Valuence Japan stunned the luxury world by declaring the first-ever Hermès Birkin will travel through museums instead of returning to the private market.

Jane Birkin and her original black leather Hermès Birkin prototype
The original Hermès Birkin prototype, created for Jane Birkin in 1984, will be exhibited publicly after selling for $10.1 million. Courtesy of Sotheby's

When the hammer fell in Paris this summer, the room inhaled. A black leather prototype — the very first Hermès Birkin, the one Jane Birkin hauled through life with an almost casual defiance — had just shattered every metric the luxury world worships. Valuence Japan paid $10.1 million for it. And now the company says it’s not selling. Not trading. Not hiding it in a vault. It’s sending it out into the world as Robb Report noted earlier in its coverage.

Tokyo heard the news first. Shinsuke Sakimoto, Valuence’s cofounder, stepped up to the mic and stripped the air of any suspense. The bag wasn’t an investment play. It was cultural cargo. “You don’t talk about pieces like this in numbers,” he said. “You talk about what they carried.”

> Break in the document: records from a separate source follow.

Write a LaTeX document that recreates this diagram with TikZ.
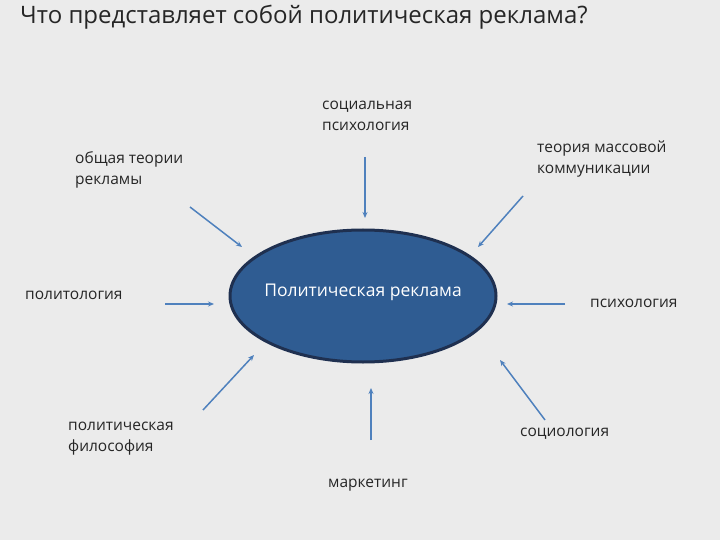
\documentclass[tikz,border=0pt]{standalone}
\usepackage{fontspec}
\setmainfont{Open Sans}
\usetikzlibrary{arrows.meta}
\definecolor{bg}{HTML}{EBEBEB}
\definecolor{arr}{HTML}{4F81BD}
\definecolor{ellf}{HTML}{2F5C92}
\definecolor{elld}{HTML}{1F3050}
\definecolor{txt}{HTML}{262626}
\begin{document}
\begin{tikzpicture}[x=1pt,y=-1pt,
  lbl/.style={anchor=north west,align=left,inner sep=0pt,font=\fontsize{15.5}{21}\selectfont,text=txt},
  con/.style={draw=arr,line width=1.5pt,-{Stealth[length=6pt,width=5pt]}}]
\fill[bg] (0,0) rectangle (720,540);
\useasboundingbox (0,0) rectangle (720,540);
\node[anchor=north west,inner sep=0pt,font=\fontsize{24}{28}\selectfont,text=txt] (title) at (20,5) {Что представляет собой политическая реклама?};
\draw[fill=ellf,draw=elld,line width=3pt] (363,296) ellipse [x radius=133, y radius=66];
\node[inner sep=0pt,text=white,font=\fontsize{17.5}{20}\selectfont] (c) at (363,292) {Политическая реклама};
\node[lbl] (s1) at (322,101) {социальная\\психология};
\node[lbl] (s2) at (75,151) {общая теории\\рекламы};
\node[lbl] (s3) at (537,141) {теория массовой\\коммуникации};
\node[lbl] (s4) at (25,291) {политология};
\node[lbl] (s5) at (590,299) {психология};
\node[lbl] (s6) at (68,422) {политическая\\философия};
\node[lbl] (s7) at (520,428) {социология};
\node[lbl] (s8) at (328,479) {маркетинг};
\coordinate (a1) at (365,157); \coordinate (b1) at (365,218);
\coordinate (a2) at (190,207); \coordinate (b2) at (242,247);
\coordinate (a3) at (165,304); \coordinate (b3) at (214,304);
\coordinate (a4) at (523,196); \coordinate (b4) at (478,247);
\coordinate (a5) at (565,304); \coordinate (b5) at (507,304);
\coordinate (a6) at (203,410); \coordinate (b6) at (254,355);
\coordinate (a7) at (371,440); \coordinate (b7) at (371,388);
\coordinate (a8) at (545,420); \coordinate (b8) at (500,360);
\foreach \i in {1,...,8} \draw[con] (a\i) -- (b\i);
\end{tikzpicture}
\end{document}
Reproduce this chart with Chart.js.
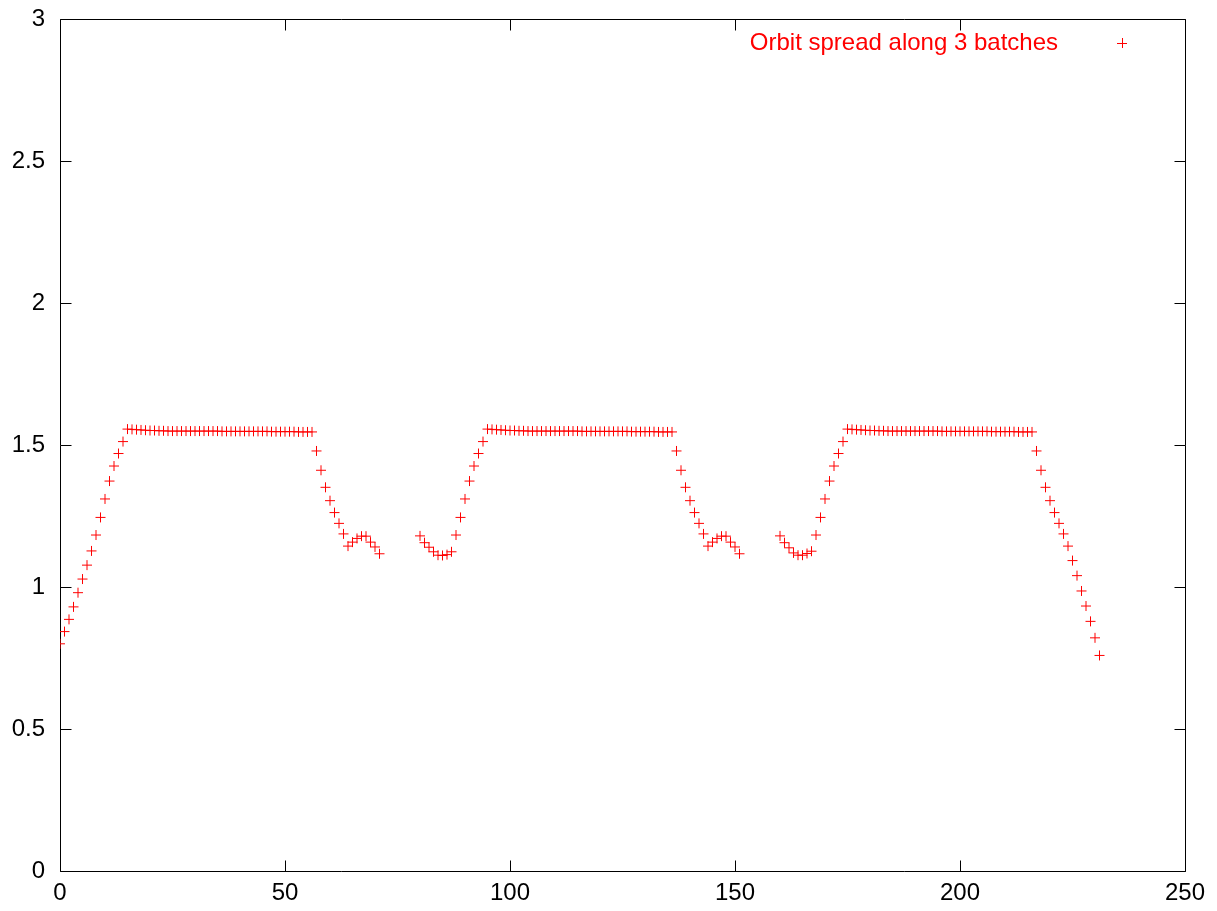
<!DOCTYPE html>
<html>
<head>
<meta charset="utf-8">
<title>Orbit spread along 3 batches</title>
<script src="https://cdn.jsdelivr.net/npm/chart.js@4/dist/chart.umd.min.js"></script>
<style>
  html, body { margin: 0; padding: 0; background: #fff; }
  canvas { display: block; }
</style>
</head>
<body>
<canvas id="spreadChart" width="1217" height="911"></canvas>
<script>
// first bunch index of each batch
const batchStart = [0, 80, 160];

// orbit spread per bunch
const batch1 = [
  0.800, 0.843, 0.886, 0.930, 0.980, 1.028, 1.077, 1.127, 1.183, 1.245,
  1.310, 1.373, 1.426, 1.470, 1.512, 1.556, 1.555, 1.554, 1.553, 1.552,
  1.551, 1.551, 1.550, 1.550, 1.549, 1.549, 1.549, 1.549, 1.549, 1.549,
  1.549, 1.549, 1.549, 1.549, 1.549, 1.549, 1.548, 1.548, 1.548, 1.548,
  1.548, 1.548, 1.548, 1.548, 1.548, 1.548, 1.548, 1.547, 1.547, 1.547,
  1.547, 1.547, 1.547, 1.546, 1.546, 1.546, 1.546, 1.479, 1.411, 1.351,
  1.304, 1.262, 1.224, 1.187, 1.144, 1.158, 1.171, 1.179, 1.179, 1.158,
  1.141, 1.117
];
const batch2 = [
  1.180, 1.156, 1.140, 1.124, 1.112, 1.111, 1.114, 1.124, 1.183, 1.245,
  1.310, 1.373, 1.426, 1.470, 1.512, 1.556, 1.555, 1.554, 1.553, 1.552,
  1.551, 1.551, 1.550, 1.550, 1.549, 1.549, 1.549, 1.549, 1.549, 1.549,
  1.549, 1.549, 1.549, 1.549, 1.549, 1.549, 1.548, 1.548, 1.548, 1.548,
  1.548, 1.548, 1.548, 1.548, 1.548, 1.548, 1.548, 1.547, 1.547, 1.547,
  1.547, 1.547, 1.547, 1.546, 1.546, 1.546, 1.546, 1.479, 1.411, 1.351,
  1.304, 1.262, 1.224, 1.187, 1.144, 1.158, 1.171, 1.179, 1.179, 1.158,
  1.141, 1.117
];
const batch3 = [
  1.180, 1.156, 1.138, 1.120, 1.112, 1.112, 1.118, 1.126, 1.183, 1.245,
  1.310, 1.373, 1.426, 1.470, 1.512, 1.556, 1.555, 1.554, 1.553, 1.552,
  1.551, 1.551, 1.550, 1.550, 1.549, 1.549, 1.549, 1.549, 1.549, 1.549,
  1.549, 1.549, 1.549, 1.549, 1.549, 1.549, 1.548, 1.548, 1.548, 1.548,
  1.548, 1.548, 1.548, 1.548, 1.548, 1.548, 1.548, 1.547, 1.547, 1.547,
  1.547, 1.547, 1.547, 1.546, 1.546, 1.546, 1.546, 1.479, 1.411, 1.351,
  1.304, 1.262, 1.224, 1.187, 1.144, 1.093, 1.040, 0.986, 0.933, 0.879,
  0.821, 0.759
];

const xTicks = [0, 50, 100, 150, 200, 250];
const yTicks = [0, 0.5, 1, 1.5, 2, 2.5, 3];

const points = [];
[batch1, batch2, batch3].forEach((batch, b) => {
  batch.forEach((v, i) => points.push({ x: batchStart[b] + i, y: v }));
});

const FONT = { family: '"Liberation Sans", Arial, sans-serif', size: 24 };

// gnuplot-like frame with inward, mirrored ticks
const frameTicks = {
  id: 'frameTicks',
  beforeDatasetsDraw(chart) {
    const { ctx, chartArea: a, scales } = chart;
    const L = Math.round(a.left) + 0.5, R = Math.round(a.right) + 0.5;
    const T = Math.round(a.top) + 0.5, B = Math.round(a.bottom) + 0.5;
    const len = 11;
    ctx.save();
    ctx.strokeStyle = '#000';
    ctx.lineWidth = 1;
    ctx.beginPath();
    ctx.rect(L, T, R - L, B - T);
    xTicks.forEach(v => {
      const px = Math.round(scales.x.getPixelForValue(v)) + 0.5;
      ctx.moveTo(px, B); ctx.lineTo(px, B - len);
      ctx.moveTo(px, T); ctx.lineTo(px, T + len);
    });
    yTicks.forEach(v => {
      const py = Math.round(scales.y.getPixelForValue(v)) + 0.5;
      ctx.moveTo(L, py); ctx.lineTo(L + len, py);
      ctx.moveTo(R, py); ctx.lineTo(R - len, py);
    });
    ctx.stroke();
    ctx.restore();
  }
};

// key in the top right corner: title then sample
const keyBox = {
  id: 'keyBox',
  afterDraw(chart) {
    const { ctx, chartArea: a } = chart;
    const ds = chart.data.datasets[0];
    const cx = a.right - 63, cy = a.top + 24;
    ctx.save();
    ctx.fillStyle = ds.borderColor;
    ctx.font = FONT.size + 'px ' + FONT.family;
    ctx.textAlign = 'right';
    ctx.textBaseline = 'middle';
    ctx.fillText(ds.label, cx - 64, cy);
    ctx.strokeStyle = ds.borderColor;
    ctx.lineWidth = 1;
    ctx.beginPath();
    ctx.moveTo(cx - 5, cy + 0.5); ctx.lineTo(cx + 5, cy + 0.5);
    ctx.moveTo(cx + 0.5, cy - 5); ctx.lineTo(cx + 0.5, cy + 5);
    ctx.stroke();
    ctx.restore();
  }
};

new Chart(document.getElementById('spreadChart'), {
  type: 'scatter',
  data: {
    datasets: [{
      label: 'Orbit spread along 3 batches',
      data: points,
      borderColor: '#ff0000',
      backgroundColor: '#ff0000',
      pointStyle: 'cross',
      pointRadius: 5,
      pointBorderWidth: 1,
      showLine: false
    }]
  },
  options: {
    responsive: false,
    animation: false,
    layout: { padding: { top: 19, right: 32, left: 0, bottom: 0 } },
    plugins: {
      legend: { display: false },
      tooltip: { enabled: false }
    },
    scales: {
      x: {
        type: 'linear',
        min: 0,
        max: 250,
        afterFit: s => { s.height = 40; s.paddingLeft = 0; s.paddingRight = 0; },
        afterBuildTicks: s => { s.ticks = xTicks.map(v => ({ value: v })); },
        grid: { display: false, drawTicks: false },
        border: { display: false },
        ticks: { font: FONT, color: '#000', padding: 8, maxRotation: 0, callback: v => String(v) }
      },
      y: {
        type: 'linear',
        min: 0,
        max: 3,
        afterFit: s => { s.width = 60; s.paddingTop = 0; s.paddingBottom = 0; },
        afterBuildTicks: s => { s.ticks = yTicks.map(v => ({ value: v })); },
        grid: { display: false, drawTicks: false },
        border: { display: false },
        ticks: { font: FONT, color: '#000', padding: 15, callback: v => String(v) }
      }
    }
  },
  plugins: [frameTicks, keyBox]
});
</script>
</body>
</html>
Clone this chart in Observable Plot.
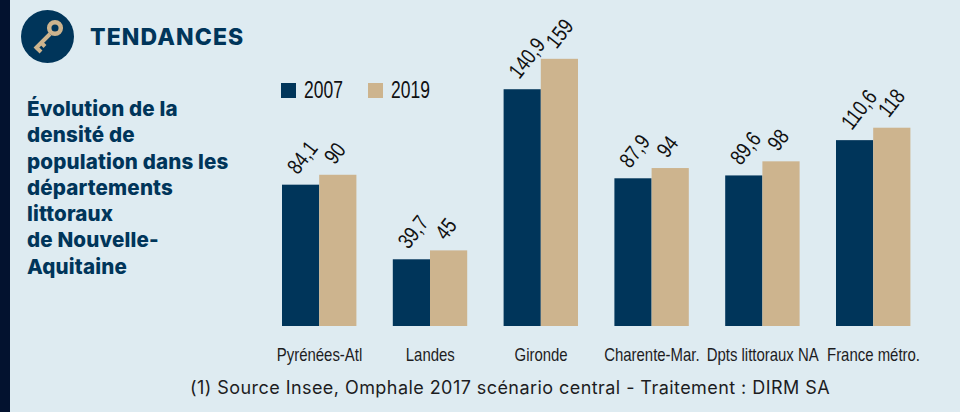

The original 1984 Hermès Birkin prototype
The original 1984 Hermès Birkin prototype, famed for its unique design features, set to be auctioned live by Sotheby’s during Paris Couture Week. Courtesy of Sotheby's

This Birkin carries plenty. It was born in 1984, mid-flight, mid-conversation — Jane Birkin searching for space for bottles, notebooks, scraps of life; Hermès CEO Jean-Louis Dumas sketching as she spoke. What emerged became an empire. Every Birkin walks in the shadow of that first one.

Collectors had circled the auction like sharks. Eight bidders pushed the sale into a fierce 10-minute showdown. One name whispered in the aftermath — loudly enough to trend — was quickly denied. No matter. The bag went to a company that normally flips luxury goods with brisk precision. This time, Valuence froze the cycle.

The plan is stark and simple: open the case, place the prototype under lights, let the world stare. Museums, galleries, public rooms where people who’ll never own a Birkin can still feel the gravity of the one that started it all.

It’s a quiet rebuke to a market that treats handbags like stocks. Birkins keep outperforming. One Chinese collector just made millions unloading dozens of them. But Sakimoto’s stance lands differently: some items carry a pulse, and selling would cut it.

The original Birkin once traveled in the crook of a woman’s arm, unbothered by its myth-in-the-making. Soon, it’ll travel again — not to private vaults, but to public halls where its story can breathe.